For Chris Vallimont, A Season Of Extremes
As a general rule, allowing more walks than any pitcher at any level of the organization is the sort of summertime performance that will provoke a team into taking action once the season ends.
And sure enough, after watching Chris Vallimont walked 61 batters in 91 innings Double-A Wichita, the Twins made their feelings about the 24-year-old righthander loud and clear.
They added him to the 40-man roster.
“We like him a lot. We like his stuff. We like his poise, his intangibles,” Twins farm director Alex Hassan said. “He just needs to throw more strikes.”
Well, yes. Vallimont, whom the Twins acquired from the Marlins in a 2019 deal that sent Lewin Diaz to the Marlins, walked 6.0 batters per nine innings for the Wind Surge, more than double his walk rate in 2019.
But if that seemed extreme, Vallimont also struck out 12.9 per nine innings, the second-highest rate among starters in the Twins’ system.
Combined with a fastball that can reach 97 mph, that’s the sort of arm that gets swiped in the Rule 5 draft—despite a homer-inflated 6.03 ERA in 21 starts—a prospect that the Twins decided to avoid.
“He has such good movement on his fastball, it generates a high amount of swings and misses.

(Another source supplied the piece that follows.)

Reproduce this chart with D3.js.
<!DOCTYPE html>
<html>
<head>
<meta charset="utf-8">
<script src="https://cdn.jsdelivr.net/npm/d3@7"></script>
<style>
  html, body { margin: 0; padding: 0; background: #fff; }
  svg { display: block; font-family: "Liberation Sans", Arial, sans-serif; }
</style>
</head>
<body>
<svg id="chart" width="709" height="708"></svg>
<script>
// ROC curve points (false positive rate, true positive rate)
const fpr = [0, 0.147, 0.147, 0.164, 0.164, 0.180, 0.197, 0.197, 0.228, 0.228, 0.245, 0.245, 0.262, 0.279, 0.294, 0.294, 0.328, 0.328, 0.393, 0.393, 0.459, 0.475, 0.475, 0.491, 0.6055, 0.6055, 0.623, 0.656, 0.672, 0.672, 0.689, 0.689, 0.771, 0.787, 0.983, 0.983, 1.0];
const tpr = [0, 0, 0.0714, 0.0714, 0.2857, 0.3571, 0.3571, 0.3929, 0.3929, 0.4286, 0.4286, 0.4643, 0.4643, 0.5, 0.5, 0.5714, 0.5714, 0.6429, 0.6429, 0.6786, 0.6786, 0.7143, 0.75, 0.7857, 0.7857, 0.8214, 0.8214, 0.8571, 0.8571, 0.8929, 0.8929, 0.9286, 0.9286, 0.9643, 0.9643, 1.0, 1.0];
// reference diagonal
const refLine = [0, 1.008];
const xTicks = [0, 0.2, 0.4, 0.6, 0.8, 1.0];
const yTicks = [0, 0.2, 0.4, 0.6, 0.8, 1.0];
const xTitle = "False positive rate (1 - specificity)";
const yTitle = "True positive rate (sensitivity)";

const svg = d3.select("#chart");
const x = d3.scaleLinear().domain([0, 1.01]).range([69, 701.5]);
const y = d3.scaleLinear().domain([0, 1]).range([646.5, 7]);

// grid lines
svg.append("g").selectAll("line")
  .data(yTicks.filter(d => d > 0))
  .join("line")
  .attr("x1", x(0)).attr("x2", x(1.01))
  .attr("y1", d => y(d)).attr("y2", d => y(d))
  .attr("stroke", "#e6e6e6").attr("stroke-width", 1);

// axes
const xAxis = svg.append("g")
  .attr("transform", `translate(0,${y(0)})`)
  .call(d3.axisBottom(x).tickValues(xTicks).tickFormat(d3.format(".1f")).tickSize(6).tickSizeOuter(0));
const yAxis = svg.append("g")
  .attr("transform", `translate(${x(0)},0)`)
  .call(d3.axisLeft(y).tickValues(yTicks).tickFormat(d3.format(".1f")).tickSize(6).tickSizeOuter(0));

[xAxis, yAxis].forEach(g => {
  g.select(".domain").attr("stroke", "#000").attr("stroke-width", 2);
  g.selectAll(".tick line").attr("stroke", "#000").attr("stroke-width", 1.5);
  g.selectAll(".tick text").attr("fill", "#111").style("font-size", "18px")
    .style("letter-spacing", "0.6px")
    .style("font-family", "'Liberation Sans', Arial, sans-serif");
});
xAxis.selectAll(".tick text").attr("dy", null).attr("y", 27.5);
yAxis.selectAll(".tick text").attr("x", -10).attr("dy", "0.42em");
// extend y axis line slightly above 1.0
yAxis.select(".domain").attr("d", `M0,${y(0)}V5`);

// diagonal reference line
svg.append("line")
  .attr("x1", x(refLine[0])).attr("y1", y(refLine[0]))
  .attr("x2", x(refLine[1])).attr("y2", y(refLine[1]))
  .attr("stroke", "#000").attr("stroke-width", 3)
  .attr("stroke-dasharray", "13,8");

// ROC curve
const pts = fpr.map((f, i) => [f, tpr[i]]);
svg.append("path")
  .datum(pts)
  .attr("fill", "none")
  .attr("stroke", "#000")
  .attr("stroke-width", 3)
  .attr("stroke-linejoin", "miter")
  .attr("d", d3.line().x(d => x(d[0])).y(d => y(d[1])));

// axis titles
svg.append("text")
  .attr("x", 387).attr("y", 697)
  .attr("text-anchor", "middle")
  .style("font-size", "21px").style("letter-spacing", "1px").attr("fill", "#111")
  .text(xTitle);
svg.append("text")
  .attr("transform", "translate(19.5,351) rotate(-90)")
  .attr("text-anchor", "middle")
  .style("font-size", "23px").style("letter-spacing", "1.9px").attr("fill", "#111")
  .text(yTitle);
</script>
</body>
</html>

And his slider really came along this year—it’s a strikeout pitch, too,” Hassan said. “He’s someone we see helping us down the road.”
Especially if Vallimont, Miami’s fifth-round pick out of Mercyhurst (Pa.) in 2018, can curb those freebies—and the Twins believe he will.
“It wasn’t his best year, but he had done a good job earlier in his career in throwing strikes. He’s shown the ability to do so,” Hassan said. “We think there are some things we can help him with to get him in the zone a little more. We’ve got some ideas about that.”
SHORT NOTES
— Matt Wallner was hit in the face by a pitch during the Arizona Fall League, but after a couple of days off to recover, the 2019 first-rounder resumed punishing pitchers. Wallner, a corner outfielder who played last summer at High-A Cedar Rapids, posted a .303/.405/.606 slash line in 18 games for Scottsdale, hitting a team-high six home runs.